The central government has earmarked huge sums for restoration and repairs of sites of ethnic minority cultural heritage.
Included are the Potala Palace in Lhasa, capital of the Tibet Autonomous Region, and the Ta'er (Kumbum) Monastery in Qinghai Province, which is the holiest shrine of the Yellow Sect of the Tibetan School of Buddhism. The three ethnic epics, the King of Gesar, Tsangg'er and Manas have been translated into Chinese and many foreign languages.
The state has taken pains to organize the collection, compilation, translation and research of these and other intangible cultural heritages.
In the most recent years, traditional ethnic cultures have developed even more greatly in step with the implementation of the state strategy for developing the western regions and the development of tourism there.
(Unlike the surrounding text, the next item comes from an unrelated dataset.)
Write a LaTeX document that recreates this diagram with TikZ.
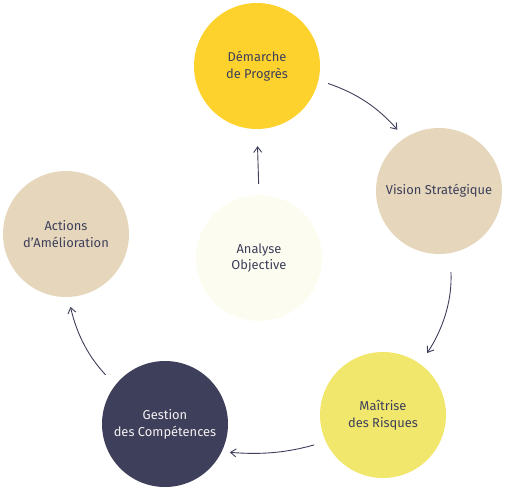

The article said that theoretical research on human rights undertaken in China over the past 13 years has experienced the fastest development in the Chinese history and been the most fruitful.
Through work over the past decade, Chinese researchers have built up a theoretical system on human rights, which is complete in nature and has distinct Chinese characteristics, said the article.
These years have also witnessed production of the most significant results through dialogue and exchange between China and foreign countries on human rights.
China has attended and organized numerous international human rights symposiums and meetings.
For better understanding and greater cooperation, Chinese leaders have on numerous occasions discussed human rights issues with leaders and other VIPs from foreign countries.
Since 1999, dialogues on human rights, either bilateral or multilateral, have been conducted, either on governmental or non-governmental basis, by China with countries including Britain, France, Australia, Canada, Norway, Sweden, Brazil, Japan and the United States, the European Union, and some international organizations.
Positive results were achieved through such dialogues. China initiated the establishment of the Shanghai Cooperation Organization, and has contributed to the strengthening of cooperation between the member countries in fighting against terrorism and protecting human rights.